Arbitrato e nullità di delibere societarie

Roberto Oliva

Non sono passati molti giorni dalla segnalazione su questo blog di una sentenza del Tribunale di Roma che si esprime, sia pur implicitamente, in materia di arbitrabilità delle controversie societarie relative all’impugnazione di bilancio.  Il Tribunale di Firenze consente di ritornare sul tema, sul quale si è espresso in maniera esplicita (Trib. Firenze, 3 luglio 2017, n. 2416, disponibile qui).

La vicenda decisa dal Tribunale di Firenze riguarda l’impugnazione di una deliberazione di aumento di capitale sociale deliberata dall’assemblea di una società a responsabilità limitata.

Secondo il socio attore, questa delibera sarebbe stata viziata per due ordini di ragioni.
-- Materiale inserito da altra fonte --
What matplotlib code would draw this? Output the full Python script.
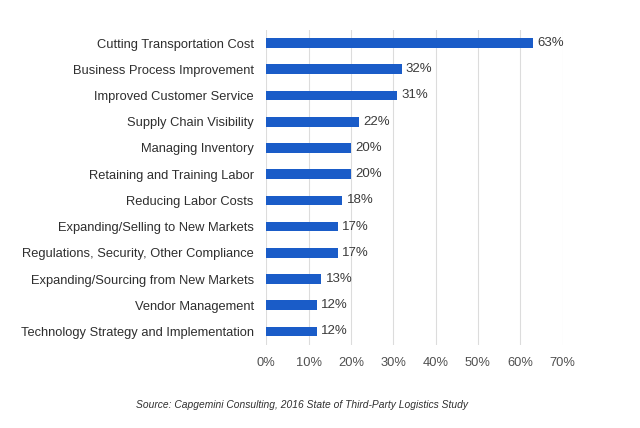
import matplotlib
matplotlib.use("Agg")
import matplotlib.pyplot as plt
from matplotlib.ticker import FuncFormatter

plt.rcParams['font.family'] = ['Liberation Sans', 'DejaVu Sans']

categories = [
    "Cutting Transportation Cost",
    "Business Process Improvement",
    "Improved Customer Service",
    "Supply Chain Visibility",
    "Managing Inventory",
    "Retaining and Training Labor",
    "Reducing Labor Costs",
    "Expanding/Selling to New Markets",
    "Regulations, Security, Other Compliance",
    "Expanding/Sourcing from New Markets",
    "Vendor Management",
    "Technology Strategy and Implementation",
]
values = [63, 32, 31, 22, 20, 20, 18, 17, 17, 13, 12, 12]
ticks = [0, 10, 20, 30, 40, 50, 60, 70]

fig = plt.figure(figsize=(6.4, 4.28), dpi=100)
ax = fig.add_axes([0.416, 0.195, 0.463, 0.735])

y = list(range(len(categories)))
ax.barh(y, values, height=0.37, color="#1a5cc8", zorder=3)
# value labels right of each bar
for yi, v in zip(y, values):
    ax.text(v + 1.0, yi, f"{v}%", va="center", ha="left", fontsize=9.5,
            color="#3a3a3a")

ax.set_yticks(y)
ax.set_yticklabels(categories, fontsize=9.3, color="#2e2e2e")
ax.set_ylim(len(categories) - 0.5, -0.5)
ax.set_xlim(0, 70)
ax.set_xticks(ticks)
ax.xaxis.set_major_formatter(FuncFormatter(lambda v, p: f"{int(v)}%"))
ax.tick_params(axis="x", labelsize=9.3, labelcolor="#505050", length=0, pad=9)
ax.tick_params(axis="y", length=0, pad=9)
ax.grid(axis="x", color="#dcdcdc", linewidth=0.8, zorder=0)
for s in ax.spines.values():
    s.set_visible(False)

fig.text(0.472, 0.053, "Source: Capgemini Consulting, 2016 State of Third-Party Logistics Study",
         ha="center", va="center", fontsize=7.4, style="italic", color="#303030")

plt.savefig("out.png", dpi=100)
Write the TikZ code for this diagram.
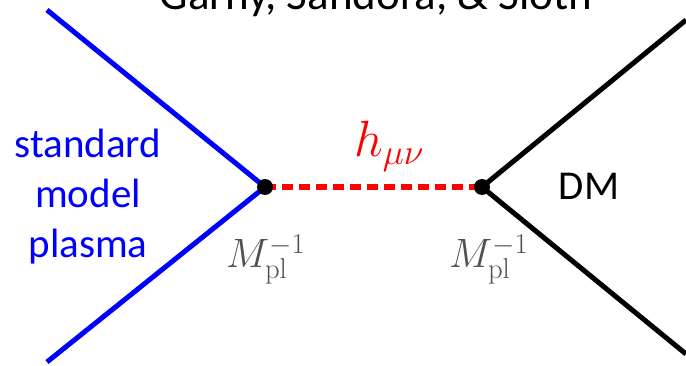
\documentclass[tikz,border=0pt]{standalone}
\usepackage{fix-cm}
\usepackage[no-math]{fontspec}
\setmainfont{Carlito}
\definecolor{lblgray}{RGB}{80,80,80}
\definecolor{smblue}{RGB}{0,0,255}
\definecolor{hred}{RGB}{255,0,0}
\tikzset{
  bigtxt/.style={font=\fontsize{41}{50}\selectfont, inner sep=0pt},
  mathlbl/.style={font=\fontsize{41}{46}\selectfont, text=lblgray, inner sep=0pt, anchor=base west},
  legblue/.style={draw=smblue, line width=5pt},
  legblack/.style={draw=black, line width=5pt},
  graviton/.style={draw=hred, line width=6pt, dash pattern=on 11pt off 6pt},
  vdot/.style={circle, fill=black, inner sep=0pt, minimum size=16pt}
}
\begin{document}
\begin{tikzpicture}[x=1pt,y=-1pt]
\useasboundingbox (0,0) rectangle (686,366);
% title (cut off at top)
\node[font=\fontsize{45}{52}\selectfont, inner sep=0pt, anchor=base] (title) at (376,10) {Garny, Sandora, \& Sloth};
% vertices and external ends
\coordinate (v1) at (265,187);
\coordinate (v2) at (482,187);
\coordinate (a1) at (47,10);
\coordinate (a2) at (47,362);
\coordinate (b1) at (686,20);
\coordinate (b2) at (686,354);
% legs
\draw[legblue] (a1) -- (v1) -- (a2);
\draw[legblack] (b1) -- (v2) -- (b2);
\draw[graviton] (v1) -- (v2);
\node[vdot] (d1) at (v1) {};
\node[vdot] (d2) at (v2) {};
% labels
\node[bigtxt, text=smblue, align=center, anchor=base] (sm) at (88,258) {standard\\model\\plasma};
\node[bigtxt, anchor=base] (dm) at (589,200) {DM};
\node[font=\fontsize{51}{60}\selectfont, text=hred, inner sep=0pt, anchor=base west] (h) at (354,157) {$h_{\mu\nu}$};
\node[mathlbl] (m1) at (226,268) {$M_{\mathrm{pl}}^{-1}$};
\node[mathlbl] (m2) at (449,268) {$M_{\mathrm{pl}}^{-1}$};
\end{tikzpicture}
\end{document}
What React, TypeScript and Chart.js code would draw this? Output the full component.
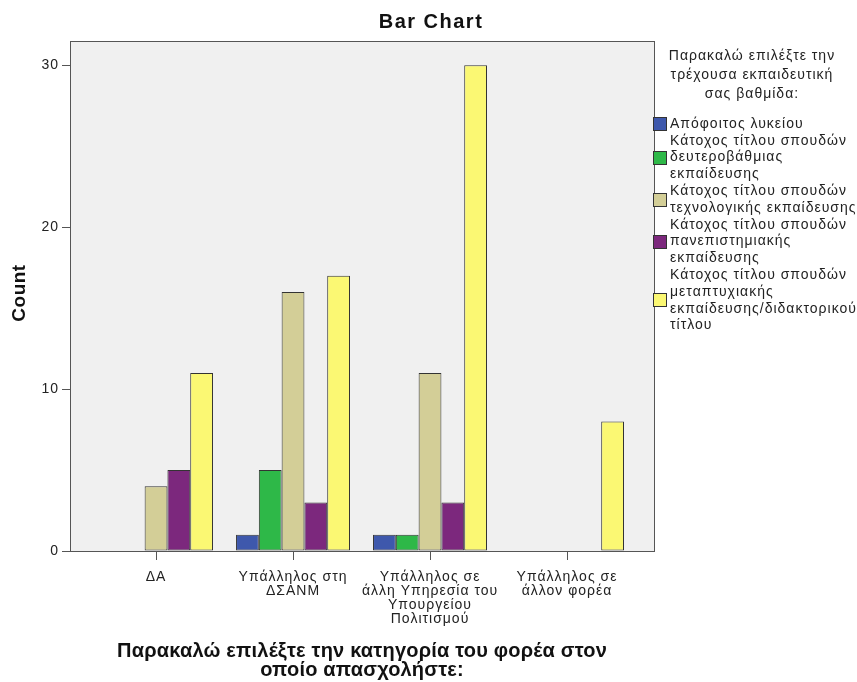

Innanzi tutto, essa sarebbe stata adottata in assenza di sua convocazione e sarebbe pertanto nulla.

In secondo luogo, la situazione patrimoniale posta a fondamento della delibera di aumento di capitale avrebbe contenuto informazioni non veritiere.

La società si è costituita in giudizio e ha innanzi tutto eccepito l’incompetenza del Giudice statale, in forza della clausola compromissoria contenuta nel suo statuto, ai sensi della quale sono devolute in arbitrato “tutte le controversie tra la società ed i soci, o fra i soci fra loro, comprese le controversie promosse da amministratori, liquidatori e sindaci ovvero nei loro confronti, e quelle relative alla validità di delibere assembleare, connesse all’applicazione ed all’interpretazione del contratto sociale, aventi ad oggetto diritti disponibili, fatta eccezione per le controversie rimesse alla competenza esclusiva dell’autorità giudiziaria o per le quali la legge prevede l’intervento obbligatorio del Pubblico Ministero“.

Il Tribunale di Firenze ha accolto tale eccezione e ritenuto che competente a conoscere dell’impugnativa proposta dal socio attore fosse il Tribunale arbitrale previsto dalla clausola compromissoria statutaria.

L’omessa convocazione di uno o più soci comporta, come noto, la nullità della delibera assembleare (art. 2379 cod. civ.).  Si tratta però di una nullità sanabile: essa invero può e deve essere fatta valere entro un termine perentorio (tre anni: art. 2379 cod. civ.), decorso il quale la delibera non può più essere rimossa.  E la controversia relativa a una nullità sanabile di una delibera assembleare è pacificamente ritenuta arbitrabile.  Sono infatti molteplici i precedenti giurisprudenziali che sul punto vengono richiamati dal Tribunale di Firenze.

Più interessante è il ragionamento compiuto dal Tribunale di Firenze con riferimento alle irregolarità contabili denunziate quale motivo di invalidità della delibera impugnata.  La sentenza in commento, infatti, ha rilevato che queste irregolarità sono anch’esse sanabili, per il decorso dei termini di cui all’art. 2379/ter cod. civ. (“(…) l’impugnativa (…) non può essere proposta dopo che siano trascorsi centottanta giorni dall’iscrizione della deliberazione nel registro delle imprese o, nel caso di mancata convocazione, novanta giorni dall’approvazione del bilancio d’esercizio nel corso del quale la deliberazione è stata anche parzialmente eseguita“).  E dalla possibilità di sanatoria dell’invalidità ha fatto discendere l’arbitrabilità della relativa controversia.

Ancora una volta, un Giudice di merito è giunto a quella che, a mio avviso, è la soluzione corretta del tema (ne ho parlato più volte, ad esempio qui).  La mia speranza è che questo orientamento giurisprudenziale possa consolidarsi e comportare finalmente un mutamento dell’avviso, purtroppo al momento di segno contrario, della Suprema Corte.